### Work instructions
Each line from the start of the records below through the line that contains "(273,432) -- cycle;" should be printed exactly. Pictures are omitted.

### Material to process
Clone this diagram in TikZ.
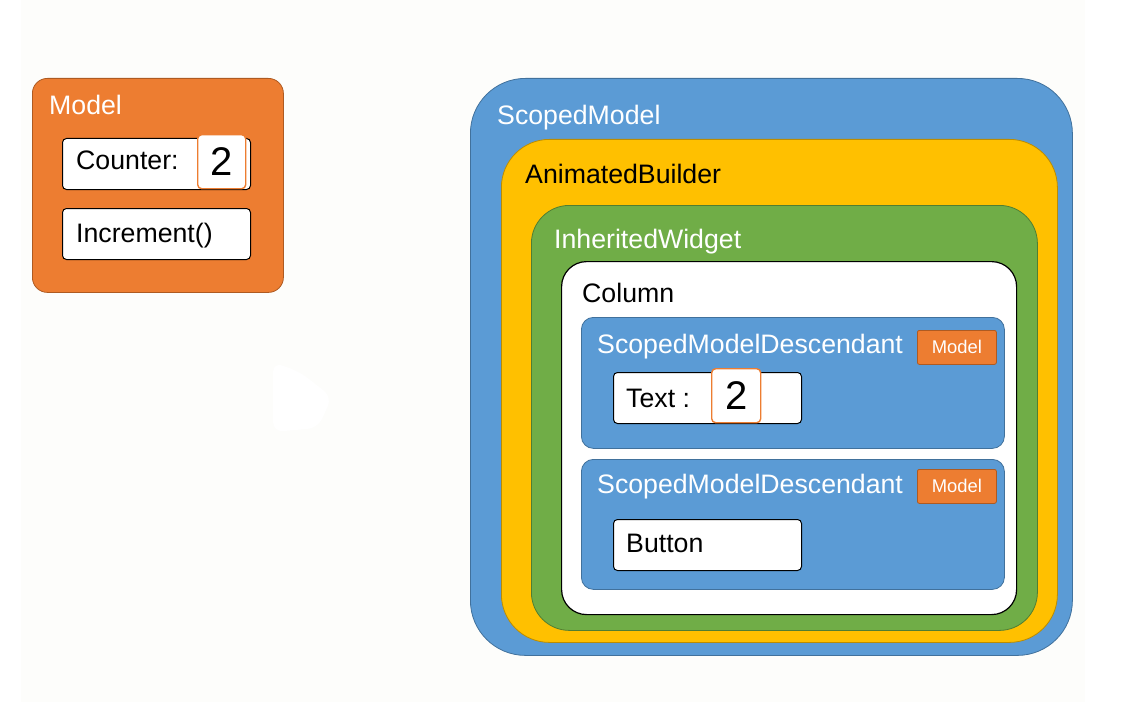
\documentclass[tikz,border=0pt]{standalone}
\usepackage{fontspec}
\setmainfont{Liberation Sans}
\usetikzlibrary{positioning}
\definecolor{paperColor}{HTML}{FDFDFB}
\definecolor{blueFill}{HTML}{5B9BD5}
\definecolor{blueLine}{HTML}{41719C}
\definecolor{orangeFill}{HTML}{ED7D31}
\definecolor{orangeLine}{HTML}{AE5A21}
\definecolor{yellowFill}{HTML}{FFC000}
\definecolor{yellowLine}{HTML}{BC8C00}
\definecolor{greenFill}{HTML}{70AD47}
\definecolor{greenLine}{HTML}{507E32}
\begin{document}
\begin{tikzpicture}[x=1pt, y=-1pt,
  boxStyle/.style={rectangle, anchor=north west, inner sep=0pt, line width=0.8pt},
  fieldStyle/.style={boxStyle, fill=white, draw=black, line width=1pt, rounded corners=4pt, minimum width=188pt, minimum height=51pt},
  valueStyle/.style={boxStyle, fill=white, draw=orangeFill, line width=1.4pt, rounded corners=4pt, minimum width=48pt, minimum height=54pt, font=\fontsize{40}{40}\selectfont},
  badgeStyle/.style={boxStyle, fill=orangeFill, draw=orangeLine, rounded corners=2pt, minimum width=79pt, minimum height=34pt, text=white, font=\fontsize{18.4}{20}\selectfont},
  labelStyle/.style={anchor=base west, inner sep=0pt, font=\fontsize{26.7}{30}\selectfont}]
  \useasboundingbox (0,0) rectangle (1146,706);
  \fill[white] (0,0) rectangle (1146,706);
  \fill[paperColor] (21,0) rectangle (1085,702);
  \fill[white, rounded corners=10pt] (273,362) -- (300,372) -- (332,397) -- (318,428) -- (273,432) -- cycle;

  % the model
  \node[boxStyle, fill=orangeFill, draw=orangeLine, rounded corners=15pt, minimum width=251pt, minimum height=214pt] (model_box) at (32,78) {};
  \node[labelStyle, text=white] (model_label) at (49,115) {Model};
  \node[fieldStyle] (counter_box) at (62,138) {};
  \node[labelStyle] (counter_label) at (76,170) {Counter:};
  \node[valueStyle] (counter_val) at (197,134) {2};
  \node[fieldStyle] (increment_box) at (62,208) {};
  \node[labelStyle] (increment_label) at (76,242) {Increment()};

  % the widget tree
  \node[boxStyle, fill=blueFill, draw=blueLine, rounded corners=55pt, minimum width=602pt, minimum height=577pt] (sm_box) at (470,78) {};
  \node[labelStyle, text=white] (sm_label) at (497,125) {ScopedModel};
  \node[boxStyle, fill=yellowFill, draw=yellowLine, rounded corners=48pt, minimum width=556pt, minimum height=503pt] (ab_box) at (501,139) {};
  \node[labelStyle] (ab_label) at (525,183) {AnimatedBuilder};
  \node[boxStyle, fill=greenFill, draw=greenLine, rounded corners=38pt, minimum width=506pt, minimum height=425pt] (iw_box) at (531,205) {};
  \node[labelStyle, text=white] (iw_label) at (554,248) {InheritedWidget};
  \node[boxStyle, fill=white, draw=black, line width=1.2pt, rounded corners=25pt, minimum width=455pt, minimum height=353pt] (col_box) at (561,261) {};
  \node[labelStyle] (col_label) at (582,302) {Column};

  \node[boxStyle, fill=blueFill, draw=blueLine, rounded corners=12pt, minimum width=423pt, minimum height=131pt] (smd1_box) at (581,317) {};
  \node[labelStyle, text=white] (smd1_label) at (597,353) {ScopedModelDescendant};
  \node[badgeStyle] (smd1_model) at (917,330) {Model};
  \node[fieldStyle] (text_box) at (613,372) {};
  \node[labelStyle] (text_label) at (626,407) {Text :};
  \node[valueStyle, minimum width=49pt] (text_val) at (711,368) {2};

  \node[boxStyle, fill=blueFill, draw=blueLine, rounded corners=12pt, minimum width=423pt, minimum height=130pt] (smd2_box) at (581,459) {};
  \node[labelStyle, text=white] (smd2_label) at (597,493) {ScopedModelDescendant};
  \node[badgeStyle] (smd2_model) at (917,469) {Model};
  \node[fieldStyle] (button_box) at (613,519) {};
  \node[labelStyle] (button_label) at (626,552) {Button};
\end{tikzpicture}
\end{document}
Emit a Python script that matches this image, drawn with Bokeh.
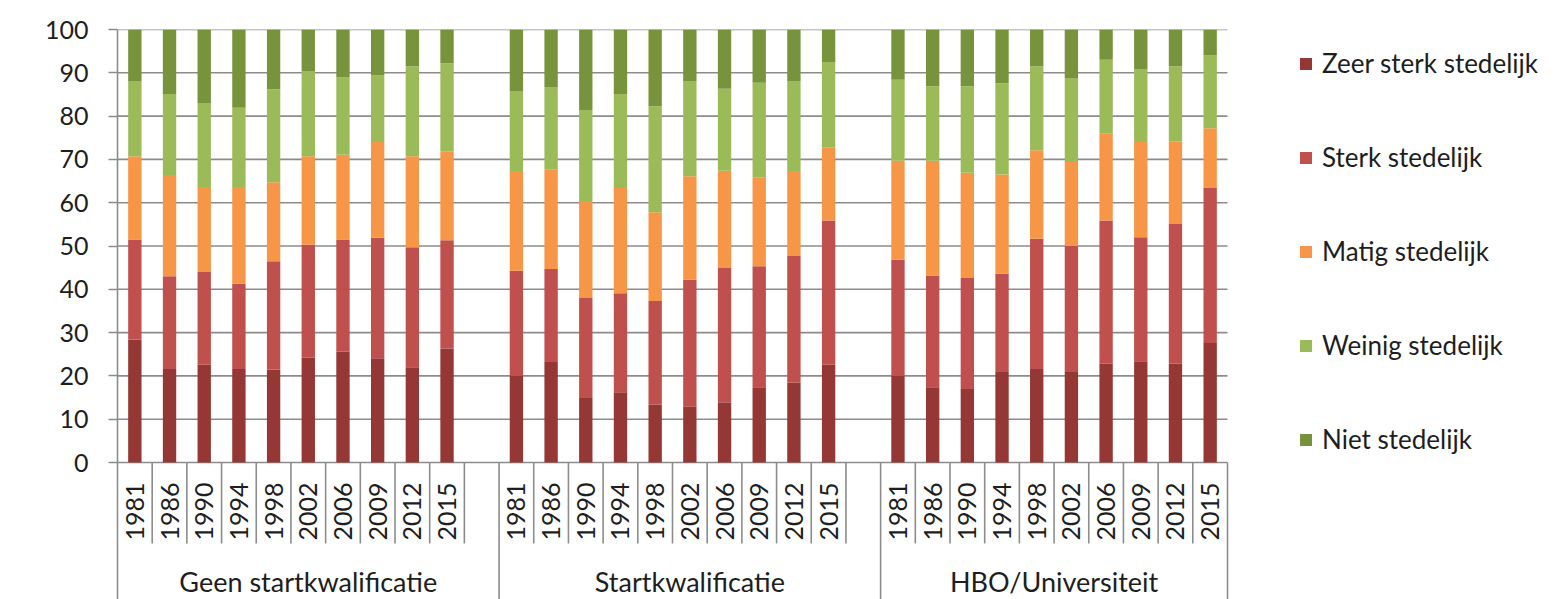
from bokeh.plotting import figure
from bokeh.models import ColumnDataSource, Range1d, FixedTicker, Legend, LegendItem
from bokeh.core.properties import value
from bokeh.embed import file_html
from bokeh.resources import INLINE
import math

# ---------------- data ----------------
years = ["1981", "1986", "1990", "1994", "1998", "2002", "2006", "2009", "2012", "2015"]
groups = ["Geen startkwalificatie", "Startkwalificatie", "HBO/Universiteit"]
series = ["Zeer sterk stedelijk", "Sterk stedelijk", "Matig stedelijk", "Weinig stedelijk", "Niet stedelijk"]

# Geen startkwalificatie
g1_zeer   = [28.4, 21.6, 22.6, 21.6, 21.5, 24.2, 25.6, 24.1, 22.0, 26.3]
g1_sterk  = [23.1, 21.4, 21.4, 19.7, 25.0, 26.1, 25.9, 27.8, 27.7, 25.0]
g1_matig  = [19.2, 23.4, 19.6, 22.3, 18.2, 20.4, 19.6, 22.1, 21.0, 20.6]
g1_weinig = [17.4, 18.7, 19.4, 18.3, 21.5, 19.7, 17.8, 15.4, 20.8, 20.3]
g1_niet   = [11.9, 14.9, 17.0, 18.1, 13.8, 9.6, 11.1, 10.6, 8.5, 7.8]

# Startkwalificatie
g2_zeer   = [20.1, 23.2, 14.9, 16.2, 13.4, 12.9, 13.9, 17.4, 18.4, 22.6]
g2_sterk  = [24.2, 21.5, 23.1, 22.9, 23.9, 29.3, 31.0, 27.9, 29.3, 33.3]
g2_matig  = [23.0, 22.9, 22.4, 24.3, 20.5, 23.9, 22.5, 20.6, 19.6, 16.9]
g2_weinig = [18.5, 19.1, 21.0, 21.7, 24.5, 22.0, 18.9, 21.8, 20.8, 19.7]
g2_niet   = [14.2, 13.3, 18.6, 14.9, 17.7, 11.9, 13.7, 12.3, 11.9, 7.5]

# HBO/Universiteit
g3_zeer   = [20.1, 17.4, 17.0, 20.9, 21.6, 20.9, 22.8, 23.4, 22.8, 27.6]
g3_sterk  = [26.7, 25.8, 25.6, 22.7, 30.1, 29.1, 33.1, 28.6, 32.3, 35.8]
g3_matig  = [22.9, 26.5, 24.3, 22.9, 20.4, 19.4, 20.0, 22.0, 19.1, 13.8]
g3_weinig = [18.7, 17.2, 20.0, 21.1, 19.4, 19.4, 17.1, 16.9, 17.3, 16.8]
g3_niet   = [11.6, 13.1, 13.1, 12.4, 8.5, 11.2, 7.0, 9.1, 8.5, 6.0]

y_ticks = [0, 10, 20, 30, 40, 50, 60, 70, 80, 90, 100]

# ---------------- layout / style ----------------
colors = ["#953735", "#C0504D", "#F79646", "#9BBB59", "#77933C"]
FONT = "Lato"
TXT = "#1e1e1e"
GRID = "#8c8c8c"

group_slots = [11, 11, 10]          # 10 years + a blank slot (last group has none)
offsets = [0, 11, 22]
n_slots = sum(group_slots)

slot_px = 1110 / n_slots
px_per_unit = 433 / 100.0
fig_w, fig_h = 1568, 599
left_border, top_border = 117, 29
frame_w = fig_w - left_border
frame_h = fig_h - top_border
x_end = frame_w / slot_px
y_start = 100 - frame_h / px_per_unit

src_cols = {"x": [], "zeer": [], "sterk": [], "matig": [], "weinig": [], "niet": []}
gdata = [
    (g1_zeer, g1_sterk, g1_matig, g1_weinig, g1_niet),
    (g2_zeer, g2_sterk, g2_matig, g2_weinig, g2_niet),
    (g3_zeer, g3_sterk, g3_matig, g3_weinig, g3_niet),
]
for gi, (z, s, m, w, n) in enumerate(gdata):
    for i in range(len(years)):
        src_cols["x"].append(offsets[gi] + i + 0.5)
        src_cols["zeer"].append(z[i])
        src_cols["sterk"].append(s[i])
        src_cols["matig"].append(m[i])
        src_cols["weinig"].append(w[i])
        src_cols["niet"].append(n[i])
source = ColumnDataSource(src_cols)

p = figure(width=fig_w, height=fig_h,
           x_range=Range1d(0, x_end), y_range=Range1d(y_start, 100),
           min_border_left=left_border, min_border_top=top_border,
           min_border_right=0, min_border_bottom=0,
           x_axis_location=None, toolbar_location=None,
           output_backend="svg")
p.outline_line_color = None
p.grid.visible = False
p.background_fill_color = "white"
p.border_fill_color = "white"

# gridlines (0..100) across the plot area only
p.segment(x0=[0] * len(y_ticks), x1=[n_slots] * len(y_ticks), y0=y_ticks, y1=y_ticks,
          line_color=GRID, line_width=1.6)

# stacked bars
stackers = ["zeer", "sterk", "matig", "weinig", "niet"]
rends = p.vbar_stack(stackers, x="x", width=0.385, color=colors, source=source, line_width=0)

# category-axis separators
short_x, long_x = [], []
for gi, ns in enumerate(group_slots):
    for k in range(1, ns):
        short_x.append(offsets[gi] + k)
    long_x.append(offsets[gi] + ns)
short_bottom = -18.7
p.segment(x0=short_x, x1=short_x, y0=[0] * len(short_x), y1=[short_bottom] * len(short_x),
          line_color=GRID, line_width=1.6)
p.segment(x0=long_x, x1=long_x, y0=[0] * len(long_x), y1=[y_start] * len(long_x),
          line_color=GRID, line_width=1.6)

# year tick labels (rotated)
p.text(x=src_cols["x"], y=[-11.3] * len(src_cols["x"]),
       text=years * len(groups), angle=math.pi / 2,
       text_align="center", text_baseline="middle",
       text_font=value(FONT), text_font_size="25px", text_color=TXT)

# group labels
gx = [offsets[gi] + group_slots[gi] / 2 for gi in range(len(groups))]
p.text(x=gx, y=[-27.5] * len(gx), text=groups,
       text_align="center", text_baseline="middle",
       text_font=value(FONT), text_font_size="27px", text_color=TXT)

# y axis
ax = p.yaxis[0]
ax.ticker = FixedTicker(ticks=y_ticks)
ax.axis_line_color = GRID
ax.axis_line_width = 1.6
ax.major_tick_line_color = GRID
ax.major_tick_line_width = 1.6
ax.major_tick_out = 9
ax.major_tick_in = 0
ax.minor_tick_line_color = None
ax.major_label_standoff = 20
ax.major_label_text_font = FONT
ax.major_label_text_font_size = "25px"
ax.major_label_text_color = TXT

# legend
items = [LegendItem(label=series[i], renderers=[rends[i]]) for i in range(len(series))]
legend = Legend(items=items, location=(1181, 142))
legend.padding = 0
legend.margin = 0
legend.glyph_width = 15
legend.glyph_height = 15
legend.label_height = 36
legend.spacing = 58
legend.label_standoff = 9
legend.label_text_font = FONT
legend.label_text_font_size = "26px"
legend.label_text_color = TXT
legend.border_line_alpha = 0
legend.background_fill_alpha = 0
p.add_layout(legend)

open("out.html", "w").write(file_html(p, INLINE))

### Response to the exercise
Clone this diagram in TikZ.
\documentclass[tikz,border=0pt]{standalone}
\usepackage{fontspec}
\setmainfont{Liberation Sans}
\usetikzlibrary{positioning}
\definecolor{paperColor}{HTML}{FDFDFB}
\definecolor{blueFill}{HTML}{5B9BD5}
\definecolor{blueLine}{HTML}{41719C}
\definecolor{orangeFill}{HTML}{ED7D31}
\definecolor{orangeLine}{HTML}{AE5A21}
\definecolor{yellowFill}{HTML}{FFC000}
\definecolor{yellowLine}{HTML}{BC8C00}
\definecolor{greenFill}{HTML}{70AD47}
\definecolor{greenLine}{HTML}{507E32}
\begin{document}
\begin{tikzpicture}[x=1pt, y=-1pt,
  boxStyle/.style={rectangle, anchor=north west, inner sep=0pt, line width=0.8pt},
  fieldStyle/.style={boxStyle, fill=white, draw=black, line width=1pt, rounded corners=4pt, minimum width=188pt, minimum height=51pt},
  valueStyle/.style={boxStyle, fill=white, draw=orangeFill, line width=1.4pt, rounded corners=4pt, minimum width=48pt, minimum height=54pt, font=\fontsize{40}{40}\selectfont},
  badgeStyle/.style={boxStyle, fill=orangeFill, draw=orangeLine, rounded corners=2pt, minimum width=79pt, minimum height=34pt, text=white, font=\fontsize{18.4}{20}\selectfont},
  labelStyle/.style={anchor=base west, inner sep=0pt, font=\fontsize{26.7}{30}\selectfont}]
  \useasboundingbox (0,0) rectangle (1146,706);
  \fill[white] (0,0) rectangle (1146,706);
  \fill[paperColor] (21,0) rectangle (1085,702);
  \fill[white, rounded corners=10pt] (273,362) -- (300,372) -- (332,397) -- (318,428) -- (273,432) -- cycle;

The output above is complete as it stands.